§ THE REQUEST
Once the pictures are set aside, transcribe the remaining data exactly.

--- START OF DATA ---

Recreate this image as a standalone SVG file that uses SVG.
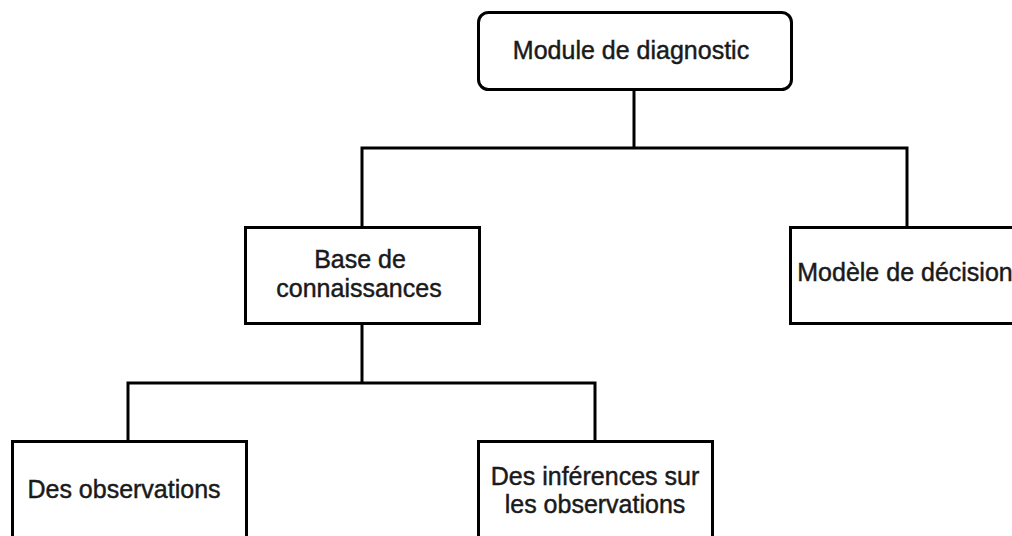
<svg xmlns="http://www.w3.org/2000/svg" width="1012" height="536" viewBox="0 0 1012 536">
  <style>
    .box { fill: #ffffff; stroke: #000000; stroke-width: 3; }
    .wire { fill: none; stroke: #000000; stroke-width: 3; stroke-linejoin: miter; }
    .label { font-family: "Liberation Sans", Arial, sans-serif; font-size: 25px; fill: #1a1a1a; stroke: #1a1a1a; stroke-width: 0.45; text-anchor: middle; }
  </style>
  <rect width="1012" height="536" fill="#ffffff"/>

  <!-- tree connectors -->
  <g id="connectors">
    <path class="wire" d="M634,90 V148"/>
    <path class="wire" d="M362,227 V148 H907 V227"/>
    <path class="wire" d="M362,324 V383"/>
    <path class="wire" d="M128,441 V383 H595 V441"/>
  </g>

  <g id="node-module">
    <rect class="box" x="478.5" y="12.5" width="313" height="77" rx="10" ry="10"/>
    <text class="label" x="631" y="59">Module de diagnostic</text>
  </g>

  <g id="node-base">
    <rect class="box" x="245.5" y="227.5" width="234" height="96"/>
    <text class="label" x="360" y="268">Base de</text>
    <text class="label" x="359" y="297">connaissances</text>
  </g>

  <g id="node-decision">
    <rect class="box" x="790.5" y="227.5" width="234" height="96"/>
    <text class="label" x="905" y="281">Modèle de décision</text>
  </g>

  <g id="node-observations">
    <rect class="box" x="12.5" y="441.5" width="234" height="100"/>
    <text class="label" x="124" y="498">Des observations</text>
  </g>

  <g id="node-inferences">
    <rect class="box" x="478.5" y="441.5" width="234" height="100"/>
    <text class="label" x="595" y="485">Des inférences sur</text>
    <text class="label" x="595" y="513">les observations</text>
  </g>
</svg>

--- END OF DATA ---

§ EXERCISE OUTPUT
Recreate this image as a standalone SVG file that uses SVG.
<svg xmlns="http://www.w3.org/2000/svg" width="1012" height="536" viewBox="0 0 1012 536">
  <style>
    .box { fill: #ffffff; stroke: #000000; stroke-width: 3; }
    .wire { fill: none; stroke: #000000; stroke-width: 3; stroke-linejoin: miter; }
    .label { font-family: "Liberation Sans", Arial, sans-serif; font-size: 25px; fill: #1a1a1a; stroke: #1a1a1a; stroke-width: 0.45; text-anchor: middle; }
  </style>
  <rect width="1012" height="536" fill="#ffffff"/>

  <!-- tree connectors -->
  <g id="connectors">
    <path class="wire" d="M634,90 V148"/>
    <path class="wire" d="M362,227 V148 H907 V227"/>
    <path class="wire" d="M362,324 V383"/>
    <path class="wire" d="M128,441 V383 H595 V441"/>
  </g>

  <g id="node-module">
    <rect class="box" x="478.5" y="12.5" width="313" height="77" rx="10" ry="10"/>
    <text class="label" x="631" y="59">Module de diagnostic</text>
  </g>

  <g id="node-base">
    <rect class="box" x="245.5" y="227.5" width="234" height="96"/>
    <text class="label" x="360" y="268">Base de</text>
    <text class="label" x="359" y="297">connaissances</text>
  </g>

  <g id="node-decision">
    <rect class="box" x="790.5" y="227.5" width="234" height="96"/>
    <text class="label" x="905" y="281">Modèle de décision</text>
  </g>

  <g id="node-observations">
    <rect class="box" x="12.5" y="441.5" width="234" height="100"/>
    <text class="label" x="124" y="498">Des observations</text>
  </g>

  <g id="node-inferences">
    <rect class="box" x="478.5" y="441.5" width="234" height="100"/>
    <text class="label" x="595" y="485">Des inférences sur</text>
    <text class="label" x="595" y="513">les observations</text>
  </g>
</svg>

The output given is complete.